**YOUR INSTRUCTIONS:** Copy out the data below from the line containing "Give me the matplotlib source for this chart." to the line containing "plt.rcParams['mathtext.bf'] = 'Liberation", both lines included, with all images left out.

[RECORDS PROVIDED start]

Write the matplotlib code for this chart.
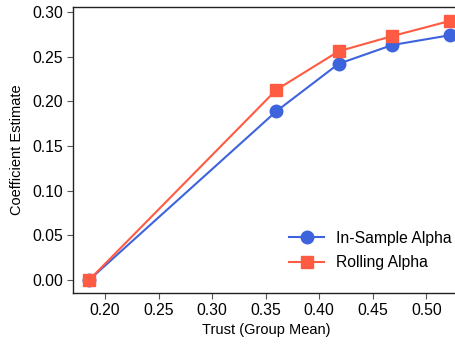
import matplotlib
matplotlib.use("Agg")
import matplotlib.pyplot as plt

plt.rcParams["font.family"] = ["Liberation Sans", "DejaVu Sans"]

trust = [0.185, 0.360, 0.418, 0.468, 0.522]
in_sample = [0.000, 0.189, 0.242, 0.263, 0.274]
rolling = [0.000, 0.213, 0.256, 0.273, 0.290]

fig = plt.figure(figsize=(4.55, 3.44), dpi=100)
ax = fig.add_axes([73 / 455, 51 / 344, 1.0 - 73 / 455 + 0.01, (293 - 7) / 344])

ax.plot(trust, in_sample, "-o", color="#3d63dd", markersize=9, lw=1.5,
        label="In-Sample Alpha")
ax.plot(trust, rolling, "-s", color="#ff5a42", markersize=9, lw=1.5,
        label="Rolling Alpha")

ax.set_xlim(0.17, 0.531)
ax.set_ylim(-0.0145, 0.3056)
ax.set_xticks([0.20, 0.25, 0.30, 0.35, 0.40, 0.45, 0.50])
ax.set_yticks([0.00, 0.05, 0.10, 0.15, 0.20, 0.25, 0.30])
ax.xaxis.set_major_formatter(matplotlib.ticker.FormatStrFormatter("%.2f"))
ax.yaxis.set_major_formatter(matplotlib.ticker.FormatStrFormatter("%.2f"))
ax.tick_params(labelsize=11.3, length=4, width=0.8, color="#555555", pad=3)
for s in ax.spines.values():
    s.set_color("#222222")
    s.set_linewidth(1.0)

ax.set_xlabel("Trust (Group Mean)", fontsize=10.5, labelpad=4)
ax.set_ylabel("Coefficient Estimate", fontsize=10.5, labelpad=6)
ax.legend(loc="lower right", frameon=False, fontsize=11.3,
          bbox_to_anchor=(1.017, 0.03), handlelength=2.2, labelspacing=0.6)

fig.savefig("out.png", dpi=100)
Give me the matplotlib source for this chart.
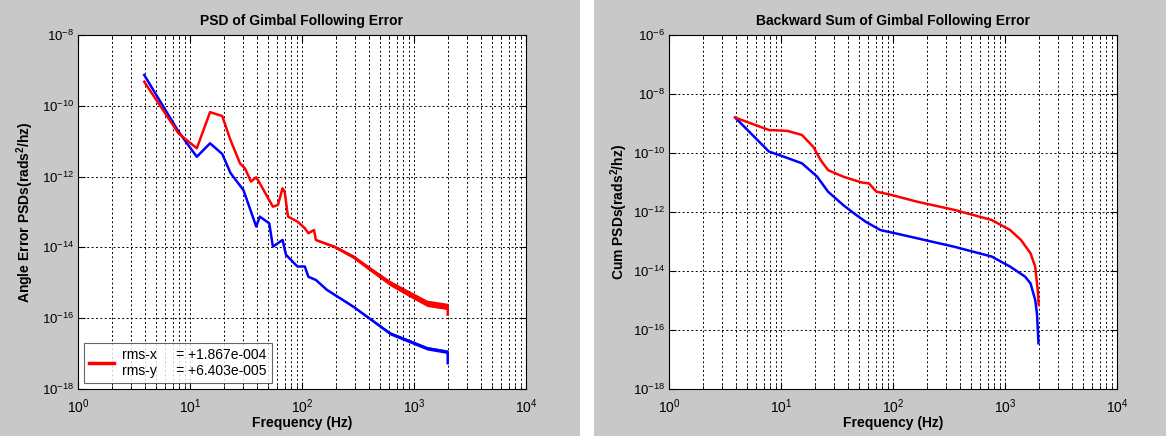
import numpy as np
import matplotlib
matplotlib.use('Agg')
import matplotlib.pyplot as plt
from matplotlib.patches import Rectangle
from matplotlib.ticker import LogLocator, FixedLocator, NullFormatter

plt.rcParams['font.family'] = ['Liberation Sans', 'DejaVu Sans']
plt.rcParams['mathtext.fontset'] = 'custom'
plt.rcParams['mathtext.rm'] = 'Liberation Sans'
plt.rcParams['mathtext.it'] = 'Liberation Sans:italic'
plt.rcParams['mathtext.bf'] = 'Liberation Sans:bold'

# ---------------- PSD (left) : frequency Hz, log10 of PSD ----------------
psd_x_f = [3.9, 7.9, 11.5, 15.1, 19.4, 23, 30, 39, 42, 51, 55, 67, 72, 91,
           106, 114, 133, 167, 286, 612, 1309, 2000, 2000]
psd_x_log = [-9.13, -10.73, -11.44, -11.06, -11.36, -11.9, -12.38, -13.41,
             -13.13, -13.32, -13.98, -13.79, -14.21, -14.54, -14.54, -14.83,
             -14.92, -15.2, -15.67, -16.43, -16.85, -16.95, -17.27]

psd_y_f = [3.9, 7.9, 11.5, 15.1, 19.4, 23, 28, 31, 35, 39, 42, 55, 61, 67,
           70, 75, 91, 102, 106, 114, 128, 133, 195, 286, 418, 612, 895,
           1309, 2000, 2000]
psd_y_log = [-9.32, -10.78, -11.2, -10.18, -10.29, -10.97, -11.63, -11.77,
             -12.14, -12.02, -12.19, -12.85, -12.8, -12.33, -12.43, -13.13,
             -13.27, -13.41, -13.46, -13.6, -13.51, -13.79, -13.98, -14.26,
             -14.64, -15.01, -15.3, -15.58, -15.67, -15.9]

# spread of the noisy high-frequency part (half width in decades), for the
# points of each curve from 133 Hz up to 2 kHz
spread_x = [0.01, 0.02, 0.03, 0.045, 0.05, 0.05]
spread_y = [0.02, 0.04, 0.055, 0.065, 0.075, 0.085, 0.09, 0.09]

# ---------------- backward sum (right) ----------------
cum_x_f = [3.9, 7.8, 10.5, 15.4, 21, 26.3, 35.8, 45, 57, 77, 104, 164, 354,
           760, 1110, 1510, 1690, 1860, 1930, 1990]
cum_x_log = [-8.8, -9.95, -10.12, -10.35, -10.8, -11.31, -11.76, -12.05,
             -12.33, -12.61, -12.72, -12.89, -13.18, -13.51, -13.85, -14.19,
             -14.42, -14.98, -15.44, -16.45]

cum_y_f = [3.9, 7.8, 11.4, 15.4, 19.4, 22.6, 26.3, 35.8, 52.5, 61, 71, 96.5,
           164, 354, 760, 1110, 1390, 1690, 1860, 1960, 2000]
cum_y_log = [-8.8, -9.22, -9.25, -9.39, -9.79, -10.24, -10.58, -10.8, -11.0,
             -11.03, -11.31, -11.42, -11.65, -11.93, -12.27, -12.61, -12.95,
             -13.4, -13.85, -14.64, -15.15]

legend_text = 'rms-x     = +1.867e-004\nrms-y     = +6.403e-005'

W, H = 1166, 436
fig = plt.figure(figsize=(W / 100, H / 100), dpi=100)
fig.patch.set_facecolor('white')
fig.patches.append(Rectangle((0, 0), 580 / W, 1, transform=fig.transFigure,
                             facecolor='#c8c8c8', edgecolor='none', zorder=-10))
fig.patches.append(Rectangle((594 / W, 0), 1 - 594 / W, 1, transform=fig.transFigure,
                             facecolor='#c8c8c8', edgecolor='none', zorder=-10))

ax1 = fig.add_axes([78 / W, 1 - 389 / H, 448 / W, 354 / H])
ax2 = fig.add_axes([669 / W, 1 - 389 / H, 448 / W, 354 / H])


def style(ax, ylo, yhi, title, ylabel, ylab_x):
    ax.set_xscale('log')
    ax.set_yscale('log')
    ax.set_xlim(1, 1e4)
    ax.set_ylim(10.0 ** ylo, 10.0 ** yhi)
    ax.xaxis.set_major_locator(LogLocator(base=10, numticks=10))
    ax.xaxis.set_minor_locator(LogLocator(base=10, subs=np.arange(2, 10), numticks=20))
    ax.xaxis.set_minor_formatter(NullFormatter())
    ax.yaxis.set_major_locator(FixedLocator([10.0 ** e for e in range(ylo, yhi + 1, 2)]))
    ax.yaxis.set_minor_locator(FixedLocator([]))
    ax.grid(True, which='major', ls=(0, (2, 2.5)), lw=0.7, c='k')
    ax.grid(True, which='minor', axis='x', ls=(0, (2, 2.5)), lw=0.7, c='k')
    ax.tick_params(which='both', direction='in', top=True, right=True,
                   labelsize=10, pad=3)
    ax.tick_params(axis='y', labelsize=9.5)
    ax.tick_params(axis='x', pad=6)
    ax.tick_params(which='major', length=5)
    ax.tick_params(which='minor', length=3)
    ax.set_title(title, fontsize=10, fontweight='bold', pad=7)
    ax.set_xlabel('Frequency (Hz)', fontsize=10, fontweight='bold')
    ax.xaxis.set_label_coords(0.5, -(416 - 389) / 354)
    ax.set_ylabel(ylabel, fontsize=10, fontweight='bold')
    ax.yaxis.set_label_coords(ylab_x, 0.5)
    for s in ax.spines.values():
        s.set_linewidth(0.8)


style(ax1, -18, -8, 'PSD of Gimbal Following Error',
      r'Angle Error PSDs(rads$^{\mathbf{2}}$/hz)', -(78 - 36) / 448)

# noisy band around the high-frequency end of each PSD curve
nx = len(spread_x)
fx = np.array(psd_x_f[-nx - 1:-1])
cx = np.array(psd_x_log[-nx - 1:-1])
ax1.fill_between(fx, 10.0 ** (cx - spread_x), 10.0 ** (cx + spread_x),
                 color='blue', lw=0)
ny = len(spread_y)
fy = np.array(psd_y_f[-ny - 1:-1])
cy = np.array(psd_y_log[-ny - 1:-1])
ax1.fill_between(fy, 10.0 ** (cy - spread_y), 10.0 ** (cy + spread_y),
                 color='red', lw=0)

ax1.plot(psd_x_f, 10.0 ** np.array(psd_x_log), color='blue', lw=1.8)
ax1.plot(psd_y_f, 10.0 ** np.array(psd_y_log), color='red', lw=1.8,
         label=legend_text)
leg = ax1.legend(loc='lower left', fontsize=10, frameon=True, fancybox=False,
                 borderaxespad=0.45, handlelength=1.8, handletextpad=0.6,
                 borderpad=0.35)
leg.get_frame().set_edgecolor('#404040')
leg.get_frame().set_linewidth(0.8)
leg.get_lines()[0].set_linewidth(2.5)

style(ax2, -18, -6, 'Backward Sum of Gimbal Following Error',
      r'Cum PSDs(rads$^{\mathbf{2}}$/hz)', -(669 - 630) / 448)
ax2.plot(cum_x_f, 10.0 ** np.array(cum_x_log), color='blue', lw=1.8)
ax2.plot(cum_y_f, 10.0 ** np.array(cum_y_log), color='red', lw=1.8)

fig.savefig('out.png', dpi=100, facecolor=fig.get_facecolor())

[RECORDS PROVIDED end]

**OUTPUT BELOW:**
Give me the matplotlib source for this chart.
import numpy as np
import matplotlib
matplotlib.use('Agg')
import matplotlib.pyplot as plt
from matplotlib.patches import Rectangle
from matplotlib.ticker import LogLocator, FixedLocator, NullFormatter

plt.rcParams['font.family'] = ['Liberation Sans', 'DejaVu Sans']
plt.rcParams['mathtext.fontset'] = 'custom'
plt.rcParams['mathtext.rm'] = 'Liberation Sans'
plt.rcParams['mathtext.it'] = 'Liberation Sans:italic'
plt.rcParams['mathtext.bf'] = 'Liberation Sans:bold'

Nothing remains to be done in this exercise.